-- begin COLLECTED MATERIAL --

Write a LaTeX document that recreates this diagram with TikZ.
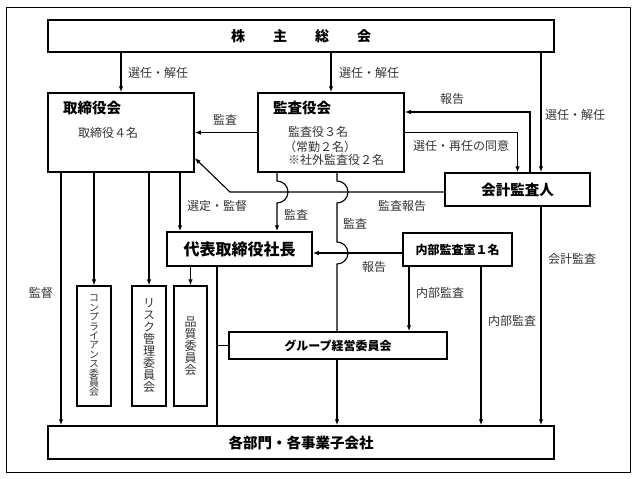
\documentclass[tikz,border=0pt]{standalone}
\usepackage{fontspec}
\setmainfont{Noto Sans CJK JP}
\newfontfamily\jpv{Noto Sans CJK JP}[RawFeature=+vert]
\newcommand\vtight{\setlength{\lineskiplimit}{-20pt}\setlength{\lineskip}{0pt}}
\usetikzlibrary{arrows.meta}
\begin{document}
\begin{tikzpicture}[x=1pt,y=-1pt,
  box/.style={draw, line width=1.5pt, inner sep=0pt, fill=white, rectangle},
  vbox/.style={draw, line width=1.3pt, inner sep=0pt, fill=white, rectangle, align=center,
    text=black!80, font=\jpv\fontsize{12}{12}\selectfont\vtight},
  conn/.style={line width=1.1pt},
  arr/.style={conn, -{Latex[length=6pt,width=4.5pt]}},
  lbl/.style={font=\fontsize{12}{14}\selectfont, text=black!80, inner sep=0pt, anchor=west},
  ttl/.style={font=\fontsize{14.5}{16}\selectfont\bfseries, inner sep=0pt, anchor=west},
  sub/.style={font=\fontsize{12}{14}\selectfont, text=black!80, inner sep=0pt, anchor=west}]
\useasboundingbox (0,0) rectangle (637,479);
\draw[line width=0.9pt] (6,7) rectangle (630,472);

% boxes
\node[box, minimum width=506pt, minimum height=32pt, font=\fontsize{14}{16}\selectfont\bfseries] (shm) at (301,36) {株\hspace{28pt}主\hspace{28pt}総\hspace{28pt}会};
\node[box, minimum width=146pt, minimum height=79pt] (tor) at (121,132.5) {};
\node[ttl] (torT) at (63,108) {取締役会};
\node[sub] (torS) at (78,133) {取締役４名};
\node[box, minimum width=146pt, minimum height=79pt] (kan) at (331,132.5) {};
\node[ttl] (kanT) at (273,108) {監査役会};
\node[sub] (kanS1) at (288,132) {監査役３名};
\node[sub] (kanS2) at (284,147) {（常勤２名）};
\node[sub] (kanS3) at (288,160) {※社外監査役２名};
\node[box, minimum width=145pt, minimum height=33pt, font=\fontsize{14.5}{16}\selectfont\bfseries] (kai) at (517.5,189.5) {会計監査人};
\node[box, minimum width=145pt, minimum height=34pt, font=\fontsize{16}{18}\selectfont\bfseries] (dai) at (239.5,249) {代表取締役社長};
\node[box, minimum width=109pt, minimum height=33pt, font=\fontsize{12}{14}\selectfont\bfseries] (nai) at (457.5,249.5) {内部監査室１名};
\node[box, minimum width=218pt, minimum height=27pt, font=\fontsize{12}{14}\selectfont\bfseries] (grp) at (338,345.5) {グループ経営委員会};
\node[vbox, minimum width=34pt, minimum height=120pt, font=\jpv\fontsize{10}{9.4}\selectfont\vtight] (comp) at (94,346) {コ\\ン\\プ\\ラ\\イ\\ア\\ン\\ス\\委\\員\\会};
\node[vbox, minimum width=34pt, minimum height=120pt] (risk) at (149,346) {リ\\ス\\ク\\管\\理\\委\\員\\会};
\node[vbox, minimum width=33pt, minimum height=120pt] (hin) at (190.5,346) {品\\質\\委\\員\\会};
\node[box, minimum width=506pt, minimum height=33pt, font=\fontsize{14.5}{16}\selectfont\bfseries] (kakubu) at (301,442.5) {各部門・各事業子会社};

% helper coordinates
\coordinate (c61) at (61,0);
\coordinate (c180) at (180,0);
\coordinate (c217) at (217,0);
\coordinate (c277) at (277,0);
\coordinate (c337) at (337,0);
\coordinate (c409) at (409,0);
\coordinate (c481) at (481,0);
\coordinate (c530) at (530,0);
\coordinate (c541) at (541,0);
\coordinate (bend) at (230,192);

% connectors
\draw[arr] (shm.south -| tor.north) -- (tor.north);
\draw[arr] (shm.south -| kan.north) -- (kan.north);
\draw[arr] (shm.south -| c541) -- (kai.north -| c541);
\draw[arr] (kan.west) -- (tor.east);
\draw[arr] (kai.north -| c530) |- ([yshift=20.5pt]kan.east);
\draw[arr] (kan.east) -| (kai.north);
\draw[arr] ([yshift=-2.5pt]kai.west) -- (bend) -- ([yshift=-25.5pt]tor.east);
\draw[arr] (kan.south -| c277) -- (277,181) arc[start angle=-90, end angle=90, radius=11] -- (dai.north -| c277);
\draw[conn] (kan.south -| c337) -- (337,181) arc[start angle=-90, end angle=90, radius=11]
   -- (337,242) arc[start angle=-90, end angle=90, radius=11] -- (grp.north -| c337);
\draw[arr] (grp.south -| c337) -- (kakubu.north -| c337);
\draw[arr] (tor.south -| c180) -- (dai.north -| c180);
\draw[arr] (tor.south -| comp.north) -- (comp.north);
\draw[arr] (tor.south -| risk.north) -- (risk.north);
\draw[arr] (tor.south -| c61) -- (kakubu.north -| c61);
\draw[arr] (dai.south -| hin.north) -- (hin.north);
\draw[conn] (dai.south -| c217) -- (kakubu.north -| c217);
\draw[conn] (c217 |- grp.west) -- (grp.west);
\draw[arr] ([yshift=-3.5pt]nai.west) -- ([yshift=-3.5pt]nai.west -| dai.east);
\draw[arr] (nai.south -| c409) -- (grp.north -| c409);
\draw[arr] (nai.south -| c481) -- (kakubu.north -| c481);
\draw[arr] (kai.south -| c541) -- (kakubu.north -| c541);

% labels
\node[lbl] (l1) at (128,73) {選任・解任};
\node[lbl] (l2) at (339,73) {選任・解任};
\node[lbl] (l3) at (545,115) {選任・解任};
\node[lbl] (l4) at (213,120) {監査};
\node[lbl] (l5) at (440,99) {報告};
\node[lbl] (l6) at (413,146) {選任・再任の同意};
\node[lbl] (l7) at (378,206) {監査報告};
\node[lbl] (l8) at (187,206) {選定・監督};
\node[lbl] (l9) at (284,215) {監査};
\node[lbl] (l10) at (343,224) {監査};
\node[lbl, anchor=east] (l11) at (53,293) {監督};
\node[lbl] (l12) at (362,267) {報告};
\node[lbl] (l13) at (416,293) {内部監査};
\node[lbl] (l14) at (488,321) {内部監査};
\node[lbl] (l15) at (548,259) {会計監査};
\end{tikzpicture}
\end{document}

-- end COLLECTED MATERIAL --

* _EXERCISE OBJECTIVE_
Reproduce all of the material exactly, apart from the pictures.

* _SOLUTION_
Write a LaTeX document that recreates this diagram with TikZ.
\documentclass[tikz,border=0pt]{standalone}
\usepackage{fontspec}
\setmainfont{Noto Sans CJK JP}
\newfontfamily\jpv{Noto Sans CJK JP}[RawFeature=+vert]
\newcommand\vtight{\setlength{\lineskiplimit}{-20pt}\setlength{\lineskip}{0pt}}
\usetikzlibrary{arrows.meta}
\begin{document}
\begin{tikzpicture}[x=1pt,y=-1pt,
  box/.style={draw, line width=1.5pt, inner sep=0pt, fill=white, rectangle},
  vbox/.style={draw, line width=1.3pt, inner sep=0pt, fill=white, rectangle, align=center,
    text=black!80, font=\jpv\fontsize{12}{12}\selectfont\vtight},
  conn/.style={line width=1.1pt},
  arr/.style={conn, -{Latex[length=6pt,width=4.5pt]}},
  lbl/.style={font=\fontsize{12}{14}\selectfont, text=black!80, inner sep=0pt, anchor=west},
  ttl/.style={font=\fontsize{14.5}{16}\selectfont\bfseries, inner sep=0pt, anchor=west},
  sub/.style={font=\fontsize{12}{14}\selectfont, text=black!80, inner sep=0pt, anchor=west}]
\useasboundingbox (0,0) rectangle (637,479);
\draw[line width=0.9pt] (6,7) rectangle (630,472);

% boxes
\node[box, minimum width=506pt, minimum height=32pt, font=\fontsize{14}{16}\selectfont\bfseries] (shm) at (301,36) {株\hspace{28pt}主\hspace{28pt}総\hspace{28pt}会};
\node[box, minimum width=146pt, minimum height=79pt] (tor) at (121,132.5) {};
\node[ttl] (torT) at (63,108) {取締役会};
\node[sub] (torS) at (78,133) {取締役４名};
\node[box, minimum width=146pt, minimum height=79pt] (kan) at (331,132.5) {};
\node[ttl] (kanT) at (273,108) {監査役会};
\node[sub] (kanS1) at (288,132) {監査役３名};
\node[sub] (kanS2) at (284,147) {（常勤２名）};
\node[sub] (kanS3) at (288,160) {※社外監査役２名};
\node[box, minimum width=145pt, minimum height=33pt, font=\fontsize{14.5}{16}\selectfont\bfseries] (kai) at (517.5,189.5) {会計監査人};
\node[box, minimum width=145pt, minimum height=34pt, font=\fontsize{16}{18}\selectfont\bfseries] (dai) at (239.5,249) {代表取締役社長};
\node[box, minimum width=109pt, minimum height=33pt, font=\fontsize{12}{14}\selectfont\bfseries] (nai) at (457.5,249.5) {内部監査室１名};
\node[box, minimum width=218pt, minimum height=27pt, font=\fontsize{12}{14}\selectfont\bfseries] (grp) at (338,345.5) {グループ経営委員会};
\node[vbox, minimum width=34pt, minimum height=120pt, font=\jpv\fontsize{10}{9.4}\selectfont\vtight] (comp) at (94,346) {コ\\ン\\プ\\ラ\\イ\\ア\\ン\\ス\\委\\員\\会};
\node[vbox, minimum width=34pt, minimum height=120pt] (risk) at (149,346) {リ\\ス\\ク\\管\\理\\委\\員\\会};
\node[vbox, minimum width=33pt, minimum height=120pt] (hin) at (190.5,346) {品\\質\\委\\員\\会};
\node[box, minimum width=506pt, minimum height=33pt, font=\fontsize{14.5}{16}\selectfont\bfseries] (kakubu) at (301,442.5) {各部門・各事業子会社};

% helper coordinates
\coordinate (c61) at (61,0);
\coordinate (c180) at (180,0);
\coordinate (c217) at (217,0);
\coordinate (c277) at (277,0);
\coordinate (c337) at (337,0);
\coordinate (c409) at (409,0);
\coordinate (c481) at (481,0);
\coordinate (c530) at (530,0);
\coordinate (c541) at (541,0);
\coordinate (bend) at (230,192);

% connectors
\draw[arr] (shm.south -| tor.north) -- (tor.north);
\draw[arr] (shm.south -| kan.north) -- (kan.north);
\draw[arr] (shm.south -| c541) -- (kai.north -| c541);
\draw[arr] (kan.west) -- (tor.east);
\draw[arr] (kai.north -| c530) |- ([yshift=20.5pt]kan.east);
\draw[arr] (kan.east) -| (kai.north);
\draw[arr] ([yshift=-2.5pt]kai.west) -- (bend) -- ([yshift=-25.5pt]tor.east);
\draw[arr] (kan.south -| c277) -- (277,181) arc[start angle=-90, end angle=90, radius=11] -- (dai.north -| c277);
\draw[conn] (kan.south -| c337) -- (337,181) arc[start angle=-90, end angle=90, radius=11]
   -- (337,242) arc[start angle=-90, end angle=90, radius=11] -- (grp.north -| c337);
\draw[arr] (grp.south -| c337) -- (kakubu.north -| c337);
\draw[arr] (tor.south -| c180) -- (dai.north -| c180);
\draw[arr] (tor.south -| comp.north) -- (comp.north);
\draw[arr] (tor.south -| risk.north) -- (risk.north);
\draw[arr] (tor.south -| c61) -- (kakubu.north -| c61);
\draw[arr] (dai.south -| hin.north) -- (hin.north);
\draw[conn] (dai.south -| c217) -- (kakubu.north -| c217);
\draw[conn] (c217 |- grp.west) -- (grp.west);
\draw[arr] ([yshift=-3.5pt]nai.west) -- ([yshift=-3.5pt]nai.west -| dai.east);
\draw[arr] (nai.south -| c409) -- (grp.north -| c409);
\draw[arr] (nai.south -| c481) -- (kakubu.north -| c481);
\draw[arr] (kai.south -| c541) -- (kakubu.north -| c541);

% labels
\node[lbl] (l1) at (128,73) {選任・解任};
\node[lbl] (l2) at (339,73) {選任・解任};
\node[lbl] (l3) at (545,115) {選任・解任};
\node[lbl] (l4) at (213,120) {監査};
\node[lbl] (l5) at (440,99) {報告};
\node[lbl] (l6) at (413,146) {選任・再任の同意};
\node[lbl] (l7) at (378,206) {監査報告};
\node[lbl] (l8) at (187,206) {選定・監督};
\node[lbl] (l9) at (284,215) {監査};
\node[lbl] (l10) at (343,224) {監査};
\node[lbl, anchor=east] (l11) at (53,293) {監督};
\node[lbl] (l12) at (362,267) {報告};
\node[lbl] (l13) at (416,293) {内部監査};
\node[lbl] (l14) at (488,321) {内部監査};
\node[lbl] (l15) at (548,259) {会計監査};
\end{tikzpicture}
\end{document}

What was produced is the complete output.